Innecesario, viéndome en los espejos,
con un gusto a semanas, a biógrafos, a papeles,
arranco de mi corazón al capitán del infierno,
establezco cláusulas indefinidamente tristes.
Vago de un punto a otro, absorbo ilusiones,
converso con los sastres en sus nidos:
ellos, a menudo, con voz fatal y fría,
cantan y hacen huir los maleficios.
Hay un país extenso en el cielo
con las supersticiosas alfombras del arco-iris
y con vegetaciones vesperales:
hacia allí me dirijo, no sin cierta fatiga,
pisando una tierra removida de sepulcros un tanto frescos,
yo sueño entre esas plantas de legumbre confusa.
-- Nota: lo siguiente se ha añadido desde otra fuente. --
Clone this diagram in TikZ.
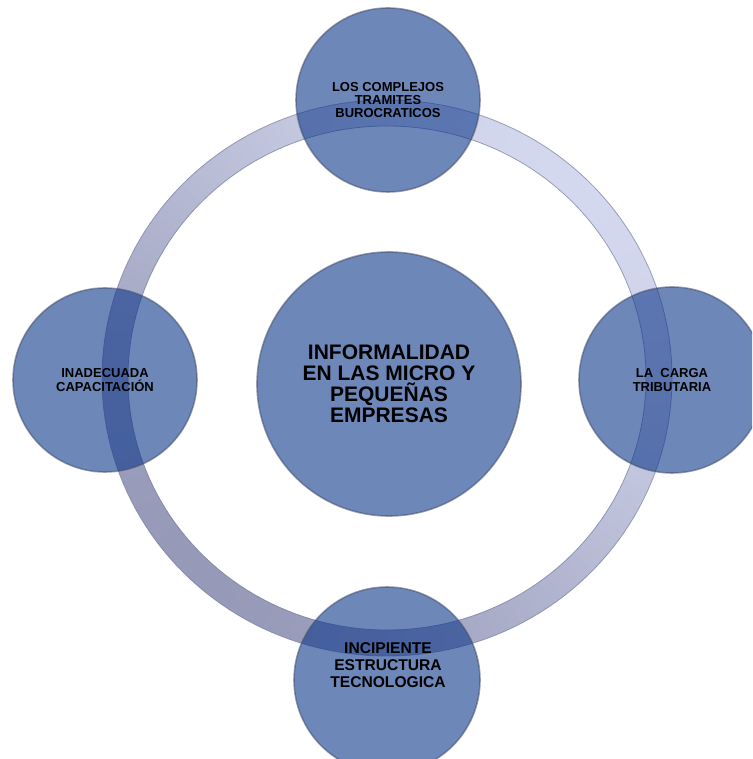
\documentclass[tikz,border=0pt]{standalone}
\usepackage{fontspec}
\setmainfont{Liberation Sans}
\definecolor{ringdark}{RGB}{150,154,184}
\definecolor{ringlight}{RGB}{212,216,238}
\definecolor{ringedgecol}{RGB}{120,126,160}
\definecolor{circfill}{RGB}{13,55,138}
\definecolor{rimcol}{RGB}{70,80,110}
\tikzset{
  bub/.style={circle, fill=circfill, fill opacity=0.6, draw=rimcol, draw opacity=0.55,
    line width=1.6pt, text opacity=1, text=black, inner sep=0pt, align=center},
  smalltxt/.style={font=\fontsize{13}{13.3}\selectfont\bfseries},
  bigtxt/.style={font=\fontsize{21}{21}\selectfont\bfseries},
  midtxt/.style={font=\fontsize{15.6}{17}\selectfont\bfseries},
  ringedge/.style={draw=ringedgecol, line width=0.8pt, draw opacity=0.7}
}
\begin{document}
\begin{tikzpicture}[x=1pt,y=1pt]
\useasboundingbox (0,0) rectangle (752,759);
\clip (0,0) rectangle (752,759);
% ring with gradient
\foreach \a in {0,2,...,358}{
  \pgfmathsetmacro\t{50*(1+cos(\a-45))}
  \draw[line width=26pt, color=ringlight!\t!ringdark]
    ({387+272*cos(\a)},{381+265*sin(\a)})
    arc[start angle=\a, end angle=\a+2.6, x radius=272pt, y radius=265pt];
}
\draw[ringedge] (387,381) ellipse [x radius=285pt, y radius=278pt];
\draw[ringedge] (387,381) ellipse [x radius=259pt, y radius=252pt];
% circles
\node[bub, bigtxt, minimum size=264pt] (center) at (389,375)
  {INFORMALIDAD\\EN LAS MICRO Y\\PEQUEÑAS\\EMPRESAS};
\node[bub, smalltxt, minimum size=184pt] (top) at (388,659)
  {LOS COMPLEJOS\\TRAMITES\\BUROCRATICOS};
\node[bub, smalltxt, minimum size=184pt] (left) at (105,379)
  {INADECUADA\\CAPACITACIÓN};
\node[bub, smalltxt, minimum size=186pt] (right) at (672,379)
  {LA\ \ CARGA\\TRIBUTARIA};
\node[bub, minimum size=186pt] (bottom) at (387,79) {};
\node[midtxt, align=center, text=black, inner sep=0pt] (bottomtxt) at (388,94)
  {INCIPIENTE\\ESTRUCTURA\\TECNOLOGICA};
\end{tikzpicture}
\end{document}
Paso entre documentos disfrutados, entre orígenes,
vestido como un ser original y abatido:
amo la miel gastada del respeto,
el dulce catecismo entre cuyas hojas
duermen violetas envejecidas, desvanecidas,
y las escobas, conmovedoras de auxilio,
en su apariencia hay, sin duda, pesadumbre y certeza.
Yo destruyo la rosa que silba y la ansiedad raptora:
yo rompo extremos queridos: y aún mas,
aguardo el tiempo uniforme, sin medida:
un sabor que tengo en el alma me deprime.
Qué día ha sobrevenido! Qué espesa luz de leche,
compacta, digital, me favorece!
He oído relinchar su rojo caballo
desnudo, sin herraduras y radiante.
Atravieso con él sobre las iglesias,
galopo los cuarteles desiertos de soldados
y un ejército impuro me persigue.
Sus ojos de eucaliptus roban sombra,
su cuerpo de campana galopa y golpea.
Yo necesito un relámpago de fulgor persistente,
un deudo festival que asuma mis herencias.